Indian Ink is a 1995 play by Tom Stoppard, based on his 1991 radio play In the Native State. Indian Ink had its first performance at the Yvonne Arnaud Theatre, Guildford, and opened at the Aldwych Theatre, London, on February 27, 1995. The production was directed by Peter Wood and designed by Carl Toms. The play had its American premiere in 1999 at the American Conservatory Theater in San Francisco, California, directed by Carey Perloff.

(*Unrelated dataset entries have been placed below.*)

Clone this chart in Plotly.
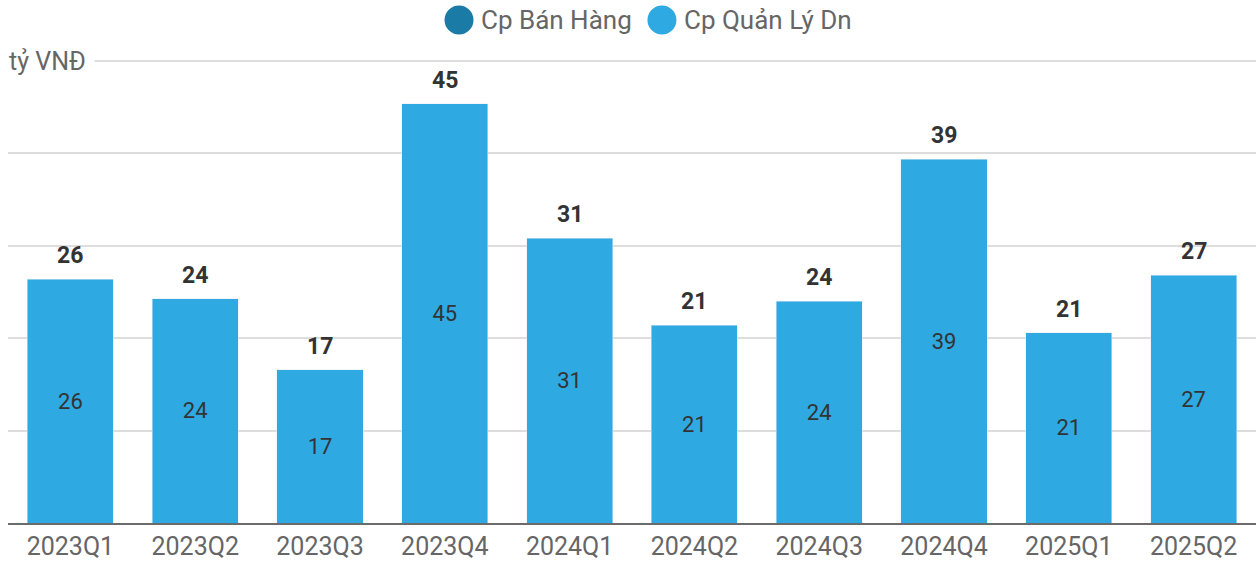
import plotly.graph_objects as go

categories = ["2023Q1", "2023Q2", "2023Q3", "2023Q4", "2024Q1",
              "2024Q2", "2024Q3", "2024Q4", "2025Q1", "2025Q2"]
cp_ban_hang = [0, 0, 0, 0, 0, 0, 0, 0, 0, 0]
cp_quan_ly = [26.4, 24.3, 16.6, 45.4, 30.8, 21.4, 24.0, 39.4, 20.6, 26.8]
totals = [a + b for a, b in zip(cp_ban_hang, cp_quan_ly)]
series_names = ["Cp Bán Hàng", "Cp Quản Lý Dn"]

FONT = "Roboto"
C_DARK = "#1a7ba6"
C_LIGHT = "#2ea9e1"
series_colors = [C_DARK, C_LIGHT]

fig = go.Figure()
fig.add_trace(go.Bar(x=categories, y=cp_ban_hang, marker_color=C_DARK,
                     name=series_names[0], showlegend=False, hoverinfo="skip"))
fig.add_trace(go.Bar(x=categories, y=cp_quan_ly, marker_color=C_LIGHT,
                     name=series_names[1], showlegend=False,
                     text=[f"{v:.0f}" for v in cp_quan_ly],
                     textposition="inside", insidetextanchor="middle",
                     textangle=0, constraintext="none",
                     textfont=dict(family=FONT, size=22, color="#333333")))

for c, t in zip(categories, totals):
    fig.add_annotation(x=c, y=t, text=f"<b>{t:.0f}</b>", showarrow=False,
                       yanchor="bottom", yshift=8,
                       font=dict(family=FONT, size=23, color="#333333"))

fig.add_annotation(xref="paper", yref="y", x=0, y=50, text="tỷ VNĐ",
                   showarrow=False, xanchor="left", yanchor="middle",
                   xshift=-8, bgcolor="white", borderpad=8,
                   font=dict(family=FONT, size=25, color="#666666"))

# legend (circles + labels) drawn above the plot
LEG_Y = 1.0864
circle_x = [0.3614, 0.5240]
label_x = [0.3774, 0.5401]
for name, col, cx, lx in zip(series_names, series_colors, circle_x, label_x):
    fig.add_shape(type="circle", xref="paper", yref="paper",
                  xsizemode="pixel", ysizemode="pixel",
                  xanchor=cx, yanchor=LEG_Y,
                  x0=-14.5, x1=14.5, y0=-14.5, y1=14.5,
                  fillcolor=col, line=dict(width=0))
    fig.add_annotation(xref="paper", yref="paper", x=lx, y=LEG_Y, text=name,
                       showarrow=False, xanchor="left", yanchor="middle",
                       font=dict(family=FONT, size=26, color="#666666"))

fig.update_layout(
    barmode="stack", bargap=0.31,
    width=1256, height=561,
    margin=dict(l=8, r=0, t=60, b=38),
    plot_bgcolor="white", paper_bgcolor="white",
    font=dict(family=FONT, color="#666666"),
    showlegend=False,
    xaxis=dict(showline=True, linecolor="#6b6b6b", linewidth=2,
               showgrid=False, ticks="", tickfont=dict(size=25, color="#666666"),
               fixedrange=True),
    yaxis=dict(range=[0, 50.12], dtick=10, showgrid=True, gridcolor="#dddddd",
               gridwidth=2, showticklabels=False, zeroline=False,
               fixedrange=True),
)

fig.write_html("out.html",
               config={"displayModeBar": False},
               post_script="document.body.style.margin='0';"
                           "document.body.style.overflow='hidden';")
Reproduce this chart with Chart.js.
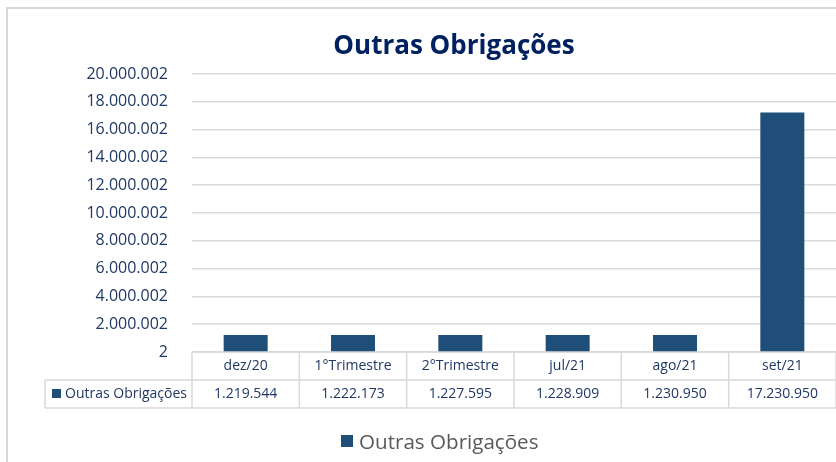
<!DOCTYPE html>
<html>
<head>
<meta charset="utf-8">
<script src="https://cdn.jsdelivr.net/npm/chart.js@4.4.0/dist/chart.umd.min.js"></script>
<style>
  html, body { margin: 0; padding: 0; background: #fff; }
  #wrap { width: 836px; height: 462px; }
</style>
</head>
<body>
<div id="wrap"><canvas id="myChart"></canvas></div>
<script>
var categories = ["dez/20", "1°Trimestre", "2°Trimestre", "jul/21", "ago/21", "set/21"];
var seriesName = "Outras Obrigações";
var values = [1219544, 1222173, 1227595, 1228909, 1230950, 17230950];
var yTicks = [2, 2000002, 4000002, 6000002, 8000002, 10000002, 12000002, 14000002, 16000002, 18000002, 20000002];

var FONT = "'Open Sans', 'Noto Sans', sans-serif";
var NAVY = "#1F3864";
var GRID = "#d9d9d9";
var BAR = "#1F4E79";

function fmt(v) {
  return String(v).replace(/\B(?=(\d{3})+(?!\d))/g, ".");
}

// frame, title, data table and legend (Excel layout, centred on the uncropped chart)
var tablePlugin = {
  id: "dataTable",
  beforeDraw: function(chart) {
    var ctx = chart.ctx;
    ctx.save();
    ctx.strokeStyle = GRID;
    ctx.lineWidth = 2;
    ctx.beginPath();
    ctx.moveTo(7, 462);
    ctx.lineTo(7, 8);
    ctx.lineTo(836, 8);
    ctx.stroke();
    ctx.restore();
  },
  afterDraw: function(chart) {
    var ctx = chart.ctx;
    var x = chart.scales.x;
    var area = chart.chartArea;
    var top = area.bottom;
    var rowH = 28;
    var catW = (area.right - area.left) / categories.length;
    var legendLeft = 45;
    ctx.save();

    // title
    ctx.fillStyle = "#002060";
    ctx.font = "bold 26px " + FONT;
    ctx.textAlign = "center";
    ctx.textBaseline = "alphabetic";
    ctx.fillText(seriesName, 454, 54);

    // table grid
    ctx.strokeStyle = GRID;
    ctx.lineWidth = 1.5;
    ctx.beginPath();
    ctx.moveTo(area.left, top);
    ctx.lineTo(area.right, top);
    ctx.moveTo(legendLeft, top + rowH);
    ctx.lineTo(area.right, top + rowH);
    ctx.moveTo(legendLeft, top + rowH * 2);
    ctx.lineTo(area.right, top + rowH * 2);
    ctx.moveTo(legendLeft, top + rowH);
    ctx.lineTo(legendLeft, top + rowH * 2);
    for (var i = 0; i <= categories.length; i++) {
      var lx = area.left + i * catW;
      ctx.moveTo(lx, top);
      ctx.lineTo(lx, top + rowH * 2);
    }
    ctx.stroke();

    ctx.fillStyle = NAVY;
    ctx.font = "14px " + FONT;
    ctx.textAlign = "center";
    ctx.textBaseline = "middle";
    for (var j = 0; j < categories.length; j++) {
      var cx = x.getPixelForValue(j);
      ctx.fillText(categories[j], cx, top + rowH / 2);
      ctx.fillText(fmt(values[j]), cx, top + rowH * 1.5);
    }
    ctx.fillStyle = BAR;
    ctx.fillRect(52, top + rowH * 1.5 - 5, 9, 9);
    ctx.fillStyle = NAVY;
    ctx.textAlign = "left";
    ctx.fillText(seriesName, 65, top + rowH * 1.5);

    // legend
    ctx.fillStyle = BAR;
    ctx.fillRect(341, 435, 12, 12);
    ctx.fillStyle = "#595959";
    ctx.font = "20.6px " + FONT;
    ctx.textBaseline = "alphabetic";
    ctx.fillText(seriesName, 359, 449);
    ctx.restore();
  }
};

var ctx = document.getElementById("myChart").getContext("2d");
var myChart = new Chart(ctx, {
  type: "bar",
  data: {
    labels: categories,
    datasets: [{
      label: seriesName,
      data: values,
      backgroundColor: BAR,
      categoryPercentage: 1,
      barPercentage: 0.41
    }]
  },
  options: {
    responsive: true,
    maintainAspectRatio: false,
    animation: false,
    layout: { padding: { left: 0, right: 0, top: 74, bottom: 0 } },
    plugins: {
      title: { display: false },
      legend: { display: false },
      tooltip: { enabled: false }
    },
    scales: {
      x: {
        grid: { display: false, drawTicks: false },
        border: { display: false },
        ticks: { display: false },
        afterFit: function(scale) { scale.height = 110; }
      },
      y: {
        min: 2,
        max: 20000002,
        border: { display: false },
        grid: { color: GRID, lineWidth: 1.5, drawTicks: false },
        afterBuildTicks: function(scale) {
          scale.ticks = yTicks.map(function(v) { return { value: v }; });
        },
        afterFit: function(scale) { scale.width = 192; },
        ticks: {
          color: NAVY,
          padding: 24,
          font: { family: FONT, size: 16 },
          callback: function(v) { return fmt(v); }
        }
      }
    }
  },
  plugins: [tablePlugin]
});
</script>
</body>
</html>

In 1930, the year of Gandhi's Salt March, British poet Flora Crewe travels to India for her health. Flora is a thoroughly modern girl who has modeled for Modigliani, hobnobbed with communists, and been accused of obscenity for the racy book A Nymph and Her Muse. In India her portrait is painted by the Indian artist Nirad while she fends off the attentions of a dashing but dimwitted scion of the British raj. But her bravado hides the knowledge that she is severely ill with tuberculosis.
In the 1980s, American academic Eldon Pike seeks out Flora's younger sister Eleanor to discover the truth about the end of the poet's life — she died in India soon after meeting Nirad. Eleanor, who married an Englishman she met at Flora's grave and became a staunch Tory, reveals little to the scholar, sending him off on a wild goose chase tracing Flora's path through India. But she is more welcoming to Nirad's son Anish, who also comes looking for answers. Eleanor shows Anish a painting by Nirad done partly in a classical Indian style, and partly in the style of Western realism. The painting's erotic symbolism convinces him that his father and Flora were lovers before she died.
The play shares with other Stoppard plays of the 90s the theme of nostalgia and romantic loss, with Flora as the lost beloved corresponding to Thomasina in Arcadia and Moses in The Invention of Love. And like those two plays, it cuts back and forth between characters in two time periods sharing the same set. Stoppard has given director Peter Wood partial credit for developing the structure of the play with its two intertwined storylines.